The reachability tests for the ORPort involve extending the circuit to
the ORPort -- which doesn't use an exit stream. So your relays should
have been able to find themselves reachable, and published a descriptor,
even with no exit relays in the network.

But I think you're right that they would have opted to list their dirport
as 0, since they would not have been able to verify that it's reachable.
And that in turn would have caused clients to skip over them and ask
their questions to the directory authorities, since they're the only
ones advertising (with a non-zero dirport) that they know how to answer
directory questions.

So it would work, but it would be non-ideal from a scalability
perspective.

And once https://trac.torproject.org/projects/tor/ticket/12538 is
resolved it will work more smoothly anyway.

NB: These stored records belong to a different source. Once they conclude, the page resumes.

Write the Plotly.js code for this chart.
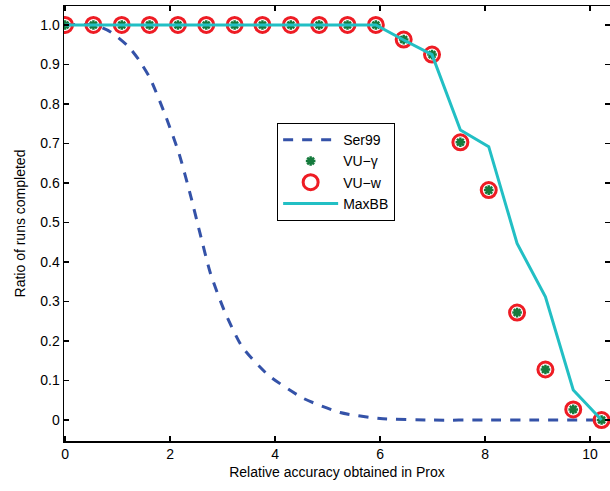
<!DOCTYPE html>
<html>
<head>
<meta charset="utf-8">
<script src="https://cdn.plot.ly/plotly-3.0.1.min.js"></script>
<style>html,body{margin:0;padding:0;background:#fff;}#chart{width:610px;height:491px;}</style>
</head>
<body>
<div id="chart"></div>
<script>
// Shared x positions of the VU / MaxBB samples
const xGrid = [0, 0.54, 1.08, 1.61, 2.15, 2.69, 3.23, 3.76, 4.30, 4.84, 5.38, 5.92, 6.45, 6.99, 7.53, 8.07, 8.61, 9.15, 9.68, 10.22];
const vuGamma = [1, 1, 1, 1, 1, 1, 1, 1, 1, 1, 1, 1, 0.963, 0.925, 0.703, 0.582, 0.272, 0.128, 0.027, 0];
const vuW     = [1, 1, 1, 1, 1, 1, 1, 1, 1, 1, 1, 1, 0.963, 0.925, 0.703, 0.582, 0.272, 0.128, 0.027, 0];
const maxBB   = [1, 1, 1, 1, 1, 1, 1, 1, 1, 1, 1, 1, 0.962, 0.925, 0.734, 0.692, 0.447, 0.312, 0.076, 0];

const serX = [0, 0.55, 0.86, 1.21, 1.41, 1.62, 1.92, 2.17, 2.38, 2.57, 2.77, 3.03, 3.37, 3.87, 4.54, 5.24, 6.0, 7.0, 8.0, 9.0, 10.22];
const serY = [1.0, 1.0, 0.983, 0.945, 0.911, 0.865, 0.768, 0.675, 0.574, 0.473, 0.371, 0.278, 0.186, 0.114, 0.055, 0.019, 0.004, 0, 0, 0, 0];

const xTicks = [0, 2, 4, 6, 8, 10];
const yTicks = [0, 0.1, 0.2, 0.3, 0.4, 0.5, 0.6, 0.7, 0.8, 0.9, 1.0];
const yTickText = ["0", "0.1", "0.2", "0.3", "0.4", "0.5", "0.6", "0.7", "0.8", "0.9", "1.0"];

const seriesNames = ["Ser99", "VU−γ", "VU−w", "MaxBB"];

const font = "Liberation Sans, Arial, Helvetica, sans-serif";

const traces = [
  {x: serX, y: serY, name: seriesNames[0], mode: "lines", type: "scatter",
   line: {color: "#3452a8", width: 3, dash: "10px,9px", shape: "spline", smoothing: 0.6}},
  {x: xGrid, y: vuGamma, name: seriesNames[1], mode: "markers", type: "scatter",
   marker: {symbol: "asterisk-open", size: 8, color: "#157a3c", line: {color: "#157a3c", width: 2.5}}},
  {x: xGrid, y: vuW, name: seriesNames[2], mode: "markers", type: "scatter",
   marker: {symbol: "circle-open", size: 15, color: "#ee1c24", line: {color: "#ee1c24", width: 3}}},
  {x: xGrid, y: maxBB, name: seriesNames[3], mode: "lines", type: "scatter",
   line: {color: "#22bfc4", width: 3}}
];

const axisCommon = {
  showline: true, linecolor: "#000", linewidth: 1.5, mirror: "ticks",
  ticks: "inside", ticklen: 5, tickwidth: 1.5, tickcolor: "#000",
  showgrid: false, zeroline: false,
  tickfont: {family: font, size: 14, color: "#000"}
};

const layout = {
  width: 610, height: 491,
  margin: {l: 64, r: 0, t: 6, b: 50},
  paper_bgcolor: "#fff", plot_bgcolor: "#fff",
  font: {family: font, color: "#000"},
  showlegend: true,
  legend: {
    x: 0.39, y: 0.731, xanchor: "left", yanchor: "top",
    bgcolor: "#fff", bordercolor: "#000", borderwidth: 1.2,
    font: {family: font, size: 14, color: "#000"},
    tracegroupgap: 0, itemwidth: 55
  },
  xaxis: Object.assign({}, axisCommon, {
    range: [-0.02, 10.38], tickvals: xTicks, ticktext: xTicks.map(String),
    title: {text: "Relative accuracy obtained in Prox", font: {family: font, size: 14, color: "#000"}, standoff: 6}
  }),
  yaxis: Object.assign({}, axisCommon, {
    range: [-0.053, 1.048], tickvals: yTicks, ticktext: yTickText,
    title: {text: "Ratio of runs completed", font: {family: font, size: 14, color: "#000"}, standoff: 11}
  })
};

Plotly.newPlot("chart", traces, layout, {displayModeBar: false, staticPlot: true});
</script>
</body>
</html>
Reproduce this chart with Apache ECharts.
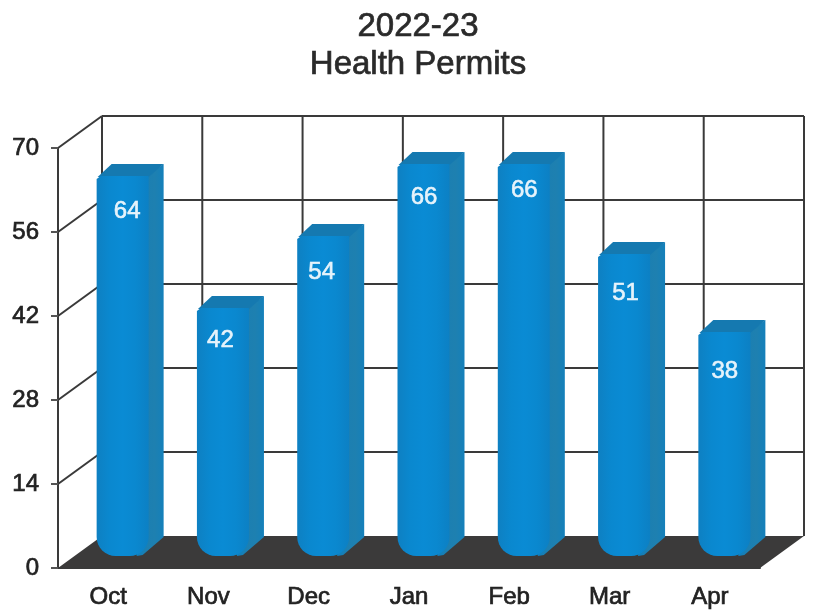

> Continuing in this thread, another problem I hit was that (I believe)
> nodes expect the 'Stable' flag when conducting certain reachability
> tests.  I'm not 100% certain - it may not prevent the relay from
> uploading a descriptor, but it seems like if no acceptable exit node
> is Stable - some reachability tests will be stuck.  I see these sorts
> of errors when there is no stable Exit node (the node generating the
> errors is in fact a Stable Exit though, so it clearly uploaded its
> descriptor and keeps running):

In consider_testing_reachability() we call

    circuit_launch_by_extend_info(CIRCUIT_PURPOSE_TESTING, ei,
                            CIRCLAUNCH_NEED_CAPACITY|CIRCLAUNCH_IS_INTERNAL);

So the ORPort reachability test doesn't require the Stable flag.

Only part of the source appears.